Above, the type of buffer and buffer2 is GPU IO Buffer. The first call runGPU buffer will execute the once function, calling the createBufferIO IO function and will return buffer2, which just stores a pure Buffer.

Self-recursion is great to implement local states like that and I advise having a look at the Auto type. You can also read my article on netwire, which uses self-recursion a lot.

However, I kinda think that a library should have well defined responsibilities, and building such a pure interface is not the responsibility of luminance because we can have type-safety and a stateless API without wrapping everything in that GPU type. I think that if we want such a pure type, we should add it later on, in a 3D engine or a dedicated framework – and that’s actually what I do for demoscene purposes in another, ultra secret project. ;)
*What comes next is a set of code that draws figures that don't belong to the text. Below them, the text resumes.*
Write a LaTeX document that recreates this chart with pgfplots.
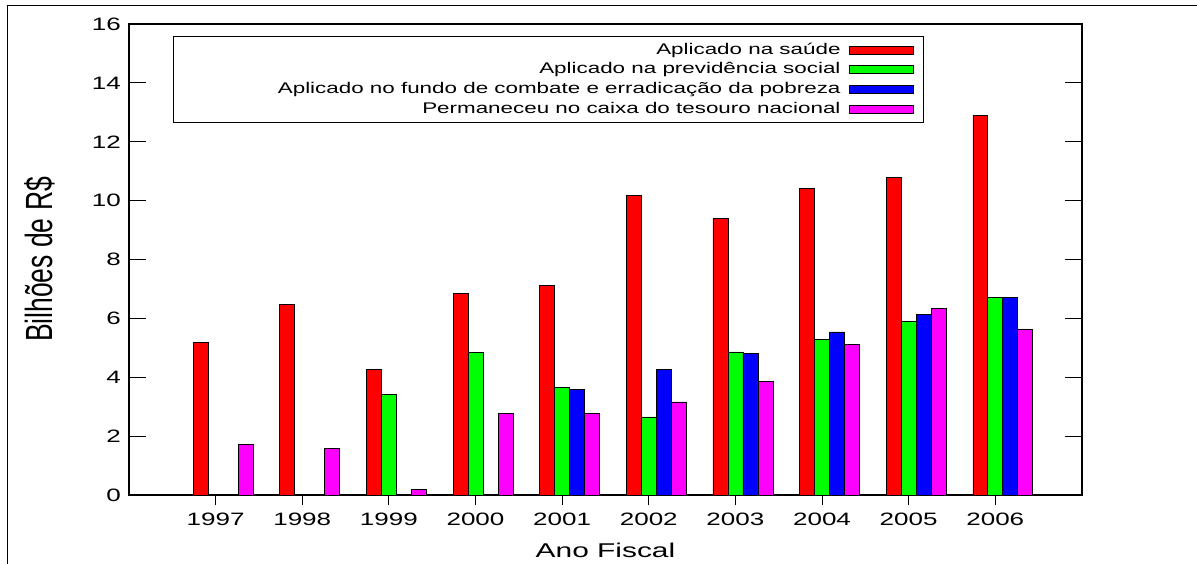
\documentclass[border=0pt]{standalone}
\usepackage{pgfplots}
\pgfplotsset{compat=1.18}
\usepackage{pgfplotstable}
\usepackage{fontspec}
\setmainfont{Liberation Sans}
\newfontfamily\fW[FakeStretch=1.45]{Liberation Sans}
\newfontfamily\fX[FakeStretch=1.5]{Liberation Sans}
\newfontfamily\fY[FakeStretch=0.7]{Liberation Sans}
\definecolor{gMag}{rgb}{1,0,1}
\definecolor{gGreen}{rgb}{0,1,0}
\definecolor{gBlue}{rgb}{0,0,1}
\definecolor{gRed}{rgb}{1,0,0}

\pgfplotstableread{
ano  saude prev fundo caixa
1997 5.17  0    0    1.72
1998 6.47  0    0    1.58
1999 4.26  3.42 0    0.20
2000 6.86  4.85 0    2.76
2001 7.12  3.64 3.59 2.76
2002 10.18 2.65 4.26 3.16
2003 9.39  4.86 4.82 3.87
2004 10.42 5.28 5.54 5.11
2005 10.80 5.90 6.14 6.35
2006 12.90 6.72 6.72 5.63
}\dados

\begin{document}
\begin{tikzpicture}
\useasboundingbox (0,0) rectangle (1197bp,564bp);
\draw[line width=1bp] (7.5bp,0) -- (7.5bp,558bp) -- (1197bp,558bp);
\begin{axis}[
  at={(129bp,69bp)}, anchor=south west,
  scale only axis, width=953bp, height=471bp,
  xmin=1996, xmax=2007, ymin=0, ymax=16,
  ytick={0,2,...,16},
  xtick={1997,...,2006},
  xticklabels={1997,1998,1999,2000,2001,2002,2003,2004,2005,2006},
  xtick pos=bottom, ytick pos=both,
  tick align=inside,
  major tick length=17bp,
  xtick style={/pgfplots/major tick length=10bp},
  tick style={line width=0.9bp, black},
  axis line style={line width=1.1bp},
  /pgf/number format/assume math mode=true,
  tick label style={font=\fW\fontsize{18}{18}\selectfont, inner sep=0pt},
  yticklabel shift=8bp, xticklabel shift=1bp,
  xlabel={Ano Fiscal},
  xlabel style={font=\fX\fontsize{20}{20}\selectfont, at={(axis description cs:0.5,0)}, anchor=center, yshift=-55bp},
  ylabel={Bilhões de R\$},
  ylabel style={font=\fY\fontsize{38}{38}\selectfont, at={(axis description cs:0,0.5)}, anchor=center, yshift=89bp},
  ybar, bar width=0.173, bar shift=0pt,
  every axis plot/.append style={draw=black, line width=0.8bp},
  legend plot pos=right,
  legend cell align=right,
  legend image code/.code={\fill[#1] (0bp,-4bp) rectangle (64bp,4bp); \path (69bp,0bp);},
  legend style={at={(rel axis cs:0.0462,0.9745)}, anchor=north west,
    draw=black, line width=1bp, inner xsep=5bp, inner ysep=6.5bp,
    font=\fW\fontsize{15.5}{15.5}\selectfont,
    nodes={inner sep=0pt, text height=11bp, text depth=3bp},
    row sep=5.7bp, column sep=8bp},
]
\addplot[fill=gRed] table[x expr=\thisrow{ano}-0.173, y=saude] {\dados};
\addlegendentry{\makebox[662bp][r]{Aplicado na saúde}}
\addplot[fill=gGreen] table[x expr=\thisrow{ano}, y=prev] {\dados};
\addlegendentry{\makebox[662bp][r]{Aplicado na previdência social}}
\addplot[fill=gBlue] table[x expr=\thisrow{ano}+0.173, y=fundo] {\dados};
\addlegendentry{\makebox[662bp][r]{Aplicado no fundo de combate e erradicação da pobreza}}
\addplot[fill=gMag] table[x expr=\thisrow{ano}+0.346, y=caixa] {\dados};
\addlegendentry{\makebox[662bp][r]{Permaneceu no caixa do tesouro nacional}}
\end{axis}
\end{tikzpicture}
\end{document}
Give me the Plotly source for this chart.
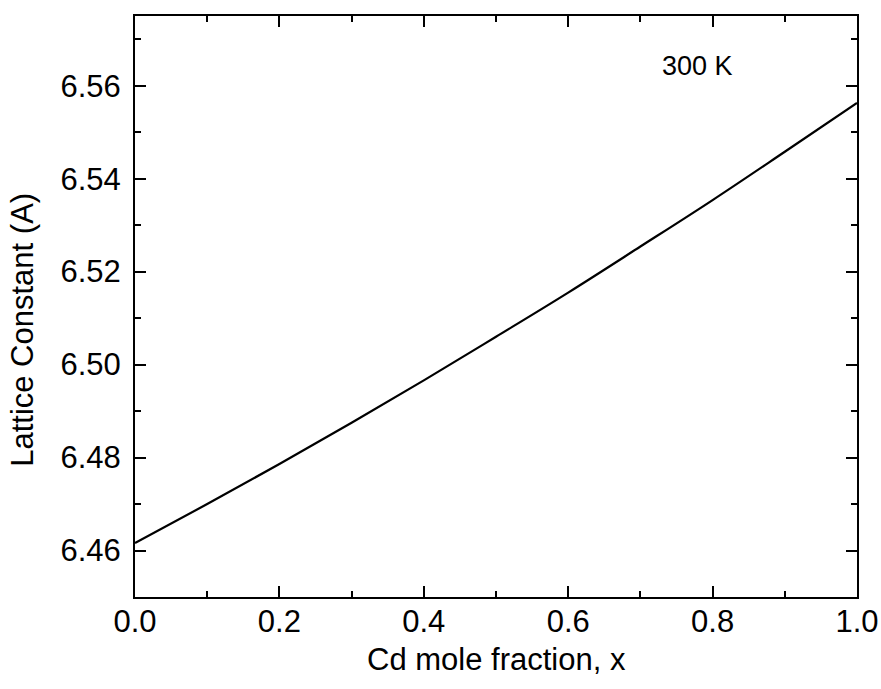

The cool thing with luminance using MonadIO is the fact that it’s very easy to use in any kind of type that developpers want to use in their applications. I really don’t like frameworks which purpose is clearly not flow control that actually enforce flow control and wrapping types! I don’t want to end up with a Luminance type or LuminanceApplication type. It should be simple to use and seamless.

I actually start to think that I did too much about that pure API design idea. The most important part of luminance should be type-safety and statelessness. If one wants a pure API, then they should use FRP frameworks or write their own stuff – with free monads for instance, and it’s actually funny to build!

The next big steps for luminance will be to clean the uniform interfaces which is a bit inconsistent and unfriendly to use with render commands. I’ll let you know.


  1. I think a pure API does not introduce an additional performance overhead. If you check the Vulkan API, it uses command buffers. The command buffer construction and execution is separated. So it wont make much difference if you construct the command buffer from IO calculation or from a pure value, the execution will be the same in every frame anyway.

    1. Yeah, I guess you’re right. I was just referring to dynamic networks you often find in FRP frameworks.